Yali’nin sorusuna genetik, zeka, kültürler arası etkileşim, iklim ve coğrafi yönlerden yaklaşan birçok çalışma zaten vardır. Ancak Diamond, biyolojik, ırkçı, zeka üstünlüğüne dayanan bu tür etkenleri gerekçelendirerek reddetmekte ve kitabın böylesi bir farkın nedenlerini çevresel faktörlere dayanarak açıklamaktadır. Kitabı niteleyen cümlesinde ise Diamond şöyle bir çıkarımda bulunmaktadır: “Avrupa’nın silahları, bulaşıcı hastalıkları, çelik aletleri ve mamül ürünleri Avrupalıların fetihlerinden doğrudan etkili etkenlerdir. Yeni Dünya ile Batı Avrasya tarihinin 13.000 yıllık özeti bize, büyük oranda birbirinden bağımsız iki uzun tarihsel eğrinin basit bir sonucu olarak Avrupalıların Amerika’yı fethettiklerini gösteriyor. Bu iki eğri arasındaki fark kıtalar arasındaki evcilleştirilebilecek bitki ve hayvanlar, mikroplar, ilk yerleşimin başlama zamanı, kıta eksenin yönü, çevresel engeller gibi farklılıkların damgasını taşıyor.” 

İnsanların dünyaya yayılışını gösteren harita ile başlayarak önemli argümanların neredeyse hepsi haritalarla desteklendiği için okuyucu aktif bir şekilde konunun içinde kalabiliyor. Bunu sağlayan diğer bir etken ise anlatımın tek düze değil, okuyucuya da yöneltilen sorularla interaktif tutulması. Ayrıca farklı kültürlerden ve coğrafyalardan insanların portrelerinin de kitaba eklenmesi, insan ırkının ne kadar çeşitli olduğunu çok net ortaya koymaktadır. Bunlara ek olarak kitabın sonunda yer alan ek okumlar ve kaynaklar ile referanslar belirli konularda tatmin olmayan okuyucular için çok yerinde bir rehberlik görevi teşkil ediyor. Sadece bu nedenlerden bile bence kitabın kurgusal olmayan yazın dalında ödül alması hiç şaşırtıcı değil.  

Yukarıdaki soruya çevresel faktörleri esas alarak cevap arayan yazar, insan toluluklarının geçimini nasıl sağladıklarından yola çıkarak bilinen ilk yiyecek üretim merkezlerine ve bu bölgelerin coğrafi, iklimsel özelliklerine bakıyor.
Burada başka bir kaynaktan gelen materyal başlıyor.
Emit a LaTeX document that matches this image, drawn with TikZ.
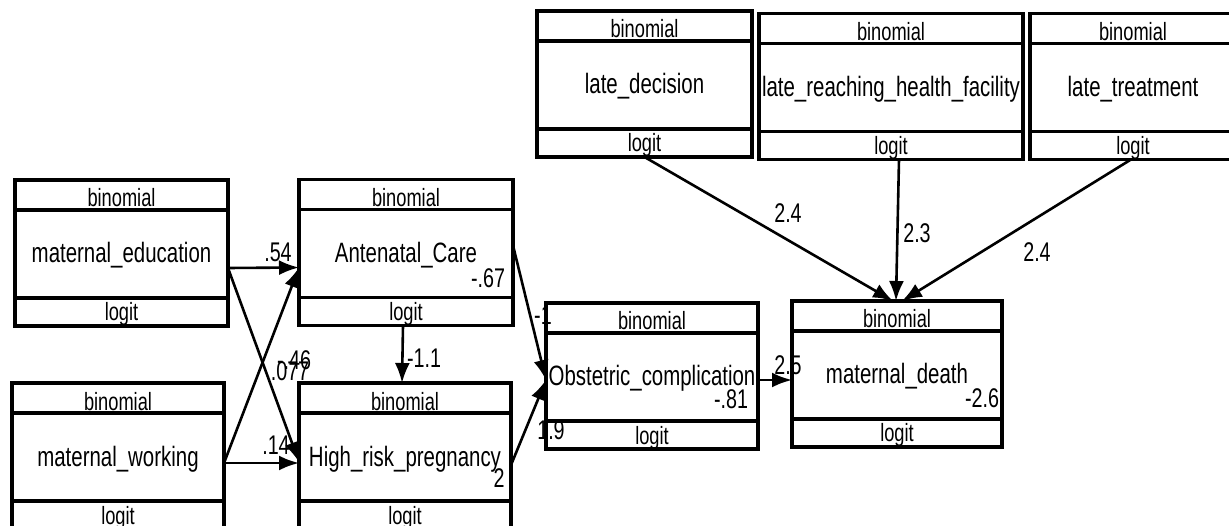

Bu bölgelerdeki evcilleştirilebilir bitki ve hayvan türlerini inceleyerek yerleşik hayata geçişin nüfus yoğunluğu ile ilişkisini çarpıcı bir şekilde ortaya koyuyor. Merkezi siyasi örgütlenme, askeri teknoloji, karmaşık ekonomik sistemler ve yaratıcı buluşları yapan kişileri besleyebilen toplulukların, bunu başaramayan avcı/toplayıcı toplumlarla karşılaştıklarında karşılaşmanın ne gibi sonuçlar oluşturduğu ile de tezini destekliyor.    

Bu kitaptan çıkarılacak birçok ders, öğrenilecek değerli bilgiler var. Tüm bunlara ek olarak tarih kitaplarını okumaya itecek diğer birkaç nedeni Mustafa Kemal Atatürk şu vecizeleri ile çok önce göstermiştir: 

“Tarihini bilmeyen milletler, yok olmaya mahkûmdur.” 

“Geçmişini bilmeyen, geleceğine yön veremez.”


Ergun UNUTMAZ, 27.02.2019


Not: Kitapta yer alan yazım hataları ile bunlara ilişkin düzeltme önerilerimi ve kısa açıklamaları Ek‘te bulabilirsiniz. Düzeltmelerde Türk Dil Kurumunun “Yazım Kılavuzu” esas alınmaktadır ve Türkçe karşılığı olan yabancı kökenli kelimelerde seçici bir tercih yapılmaktadır.

[1] Jared DIAMOND, (Guns, Germs and Steal – The Fates of Human Societies) TÜBİTAK Popüler Bilim Kitapları, 21. Basım, Kasım 2010, Ankara (Türkçeye çeviren: Ülker İnce).